## SOURCE MATERIAL

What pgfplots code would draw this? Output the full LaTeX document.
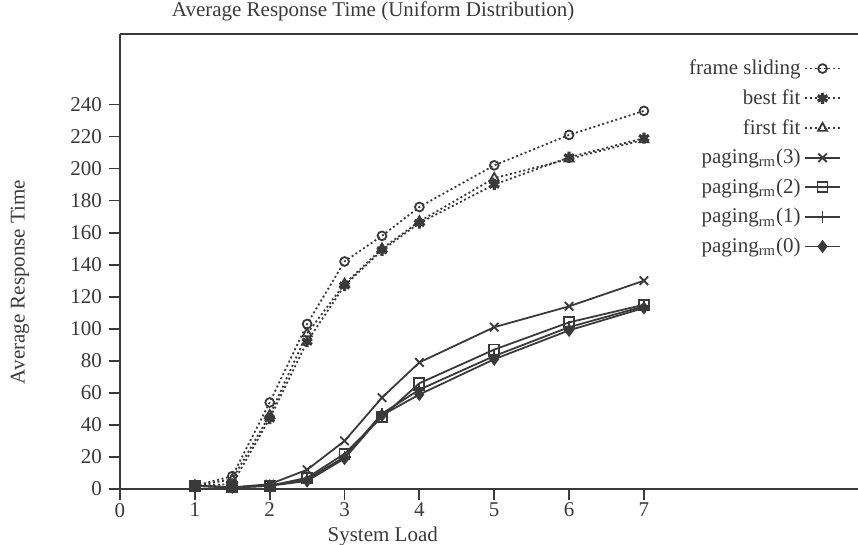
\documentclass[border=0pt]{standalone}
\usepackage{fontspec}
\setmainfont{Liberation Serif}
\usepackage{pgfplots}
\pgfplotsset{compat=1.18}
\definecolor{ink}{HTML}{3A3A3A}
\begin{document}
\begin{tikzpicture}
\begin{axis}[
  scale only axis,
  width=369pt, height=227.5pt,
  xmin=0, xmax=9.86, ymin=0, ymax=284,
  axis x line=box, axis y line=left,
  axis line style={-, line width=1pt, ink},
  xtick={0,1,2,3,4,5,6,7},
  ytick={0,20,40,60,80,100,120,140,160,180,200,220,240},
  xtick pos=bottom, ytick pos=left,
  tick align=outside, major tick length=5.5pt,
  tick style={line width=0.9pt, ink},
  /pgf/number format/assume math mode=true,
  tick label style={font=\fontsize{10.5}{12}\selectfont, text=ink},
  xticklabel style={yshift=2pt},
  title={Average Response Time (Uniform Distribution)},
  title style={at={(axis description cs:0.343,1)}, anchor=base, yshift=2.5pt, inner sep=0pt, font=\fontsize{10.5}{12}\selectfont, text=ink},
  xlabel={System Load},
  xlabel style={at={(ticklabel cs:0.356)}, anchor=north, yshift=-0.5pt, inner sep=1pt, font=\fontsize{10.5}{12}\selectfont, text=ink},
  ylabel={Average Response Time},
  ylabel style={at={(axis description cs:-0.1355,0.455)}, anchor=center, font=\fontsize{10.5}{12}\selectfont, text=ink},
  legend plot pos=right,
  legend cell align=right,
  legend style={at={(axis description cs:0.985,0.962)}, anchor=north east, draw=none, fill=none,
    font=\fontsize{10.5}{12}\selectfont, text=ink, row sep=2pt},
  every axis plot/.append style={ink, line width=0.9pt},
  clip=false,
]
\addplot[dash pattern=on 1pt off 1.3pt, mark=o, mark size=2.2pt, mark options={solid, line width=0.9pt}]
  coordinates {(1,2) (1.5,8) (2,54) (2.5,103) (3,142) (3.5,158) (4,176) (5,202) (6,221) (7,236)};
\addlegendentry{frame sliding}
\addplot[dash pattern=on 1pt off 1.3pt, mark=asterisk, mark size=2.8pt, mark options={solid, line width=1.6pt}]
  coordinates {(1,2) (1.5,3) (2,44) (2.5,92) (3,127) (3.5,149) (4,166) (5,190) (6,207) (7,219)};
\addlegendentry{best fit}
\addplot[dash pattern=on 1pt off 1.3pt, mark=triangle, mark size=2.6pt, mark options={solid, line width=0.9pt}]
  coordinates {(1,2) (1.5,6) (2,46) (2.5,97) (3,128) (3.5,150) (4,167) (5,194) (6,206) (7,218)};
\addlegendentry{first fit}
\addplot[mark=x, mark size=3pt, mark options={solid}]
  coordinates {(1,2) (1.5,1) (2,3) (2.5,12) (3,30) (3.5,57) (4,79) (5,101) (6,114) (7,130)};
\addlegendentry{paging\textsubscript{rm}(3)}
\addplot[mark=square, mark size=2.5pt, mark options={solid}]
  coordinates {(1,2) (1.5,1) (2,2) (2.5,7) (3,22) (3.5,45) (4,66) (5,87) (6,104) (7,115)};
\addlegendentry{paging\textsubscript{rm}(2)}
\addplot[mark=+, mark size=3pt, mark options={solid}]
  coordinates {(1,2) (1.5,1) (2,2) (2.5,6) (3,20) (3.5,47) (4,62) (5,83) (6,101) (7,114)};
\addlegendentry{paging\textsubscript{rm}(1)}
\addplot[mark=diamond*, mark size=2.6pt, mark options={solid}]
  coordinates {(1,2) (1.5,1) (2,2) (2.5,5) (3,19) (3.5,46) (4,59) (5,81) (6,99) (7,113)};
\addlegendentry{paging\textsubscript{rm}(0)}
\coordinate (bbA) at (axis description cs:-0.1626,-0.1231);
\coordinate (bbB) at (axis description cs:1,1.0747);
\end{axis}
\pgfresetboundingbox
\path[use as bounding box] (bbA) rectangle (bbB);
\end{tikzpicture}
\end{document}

## TASK STATEMENT
Reproduce the full material exactly, excluding the pictures.

## COMPLETE RESPONSE
What pgfplots code would draw this? Output the full LaTeX document.
\documentclass[border=0pt]{standalone}
\usepackage{fontspec}
\setmainfont{Liberation Serif}
\usepackage{pgfplots}
\pgfplotsset{compat=1.18}
\definecolor{ink}{HTML}{3A3A3A}
\begin{document}
\begin{tikzpicture}
\begin{axis}[
  scale only axis,
  width=369pt, height=227.5pt,
  xmin=0, xmax=9.86, ymin=0, ymax=284,
  axis x line=box, axis y line=left,
  axis line style={-, line width=1pt, ink},
  xtick={0,1,2,3,4,5,6,7},
  ytick={0,20,40,60,80,100,120,140,160,180,200,220,240},
  xtick pos=bottom, ytick pos=left,
  tick align=outside, major tick length=5.5pt,
  tick style={line width=0.9pt, ink},
  /pgf/number format/assume math mode=true,
  tick label style={font=\fontsize{10.5}{12}\selectfont, text=ink},
  xticklabel style={yshift=2pt},
  title={Average Response Time (Uniform Distribution)},
  title style={at={(axis description cs:0.343,1)}, anchor=base, yshift=2.5pt, inner sep=0pt, font=\fontsize{10.5}{12}\selectfont, text=ink},
  xlabel={System Load},
  xlabel style={at={(ticklabel cs:0.356)}, anchor=north, yshift=-0.5pt, inner sep=1pt, font=\fontsize{10.5}{12}\selectfont, text=ink},
  ylabel={Average Response Time},
  ylabel style={at={(axis description cs:-0.1355,0.455)}, anchor=center, font=\fontsize{10.5}{12}\selectfont, text=ink},
  legend plot pos=right,
  legend cell align=right,
  legend style={at={(axis description cs:0.985,0.962)}, anchor=north east, draw=none, fill=none,
    font=\fontsize{10.5}{12}\selectfont, text=ink, row sep=2pt},
  every axis plot/.append style={ink, line width=0.9pt},
  clip=false,
]
\addplot[dash pattern=on 1pt off 1.3pt, mark=o, mark size=2.2pt, mark options={solid, line width=0.9pt}]
  coordinates {(1,2) (1.5,8) (2,54) (2.5,103) (3,142) (3.5,158) (4,176) (5,202) (6,221) (7,236)};
\addlegendentry{frame sliding}
\addplot[dash pattern=on 1pt off 1.3pt, mark=asterisk, mark size=2.8pt, mark options={solid, line width=1.6pt}]
  coordinates {(1,2) (1.5,3) (2,44) (2.5,92) (3,127) (3.5,149) (4,166) (5,190) (6,207) (7,219)};
\addlegendentry{best fit}
\addplot[dash pattern=on 1pt off 1.3pt, mark=triangle, mark size=2.6pt, mark options={solid, line width=0.9pt}]
  coordinates {(1,2) (1.5,6) (2,46) (2.5,97) (3,128) (3.5,150) (4,167) (5,194) (6,206) (7,218)};
\addlegendentry{first fit}
\addplot[mark=x, mark size=3pt, mark options={solid}]
  coordinates {(1,2) (1.5,1) (2,3) (2.5,12) (3,30) (3.5,57) (4,79) (5,101) (6,114) (7,130)};
\addlegendentry{paging\textsubscript{rm}(3)}
\addplot[mark=square, mark size=2.5pt, mark options={solid}]
  coordinates {(1,2) (1.5,1) (2,2) (2.5,7) (3,22) (3.5,45) (4,66) (5,87) (6,104) (7,115)};
\addlegendentry{paging\textsubscript{rm}(2)}
\addplot[mark=+, mark size=3pt, mark options={solid}]
  coordinates {(1,2) (1.5,1) (2,2) (2.5,6) (3,20) (3.5,47) (4,62) (5,83) (6,101) (7,114)};
\addlegendentry{paging\textsubscript{rm}(1)}
\addplot[mark=diamond*, mark size=2.6pt, mark options={solid}]
  coordinates {(1,2) (1.5,1) (2,2) (2.5,5) (3,19) (3.5,46) (4,59) (5,81) (6,99) (7,113)};
\addlegendentry{paging\textsubscript{rm}(0)}
\coordinate (bbA) at (axis description cs:-0.1626,-0.1231);
\coordinate (bbB) at (axis description cs:1,1.0747);
\end{axis}
\pgfresetboundingbox
\path[use as bounding box] (bbA) rectangle (bbB);
\end{tikzpicture}
\end{document}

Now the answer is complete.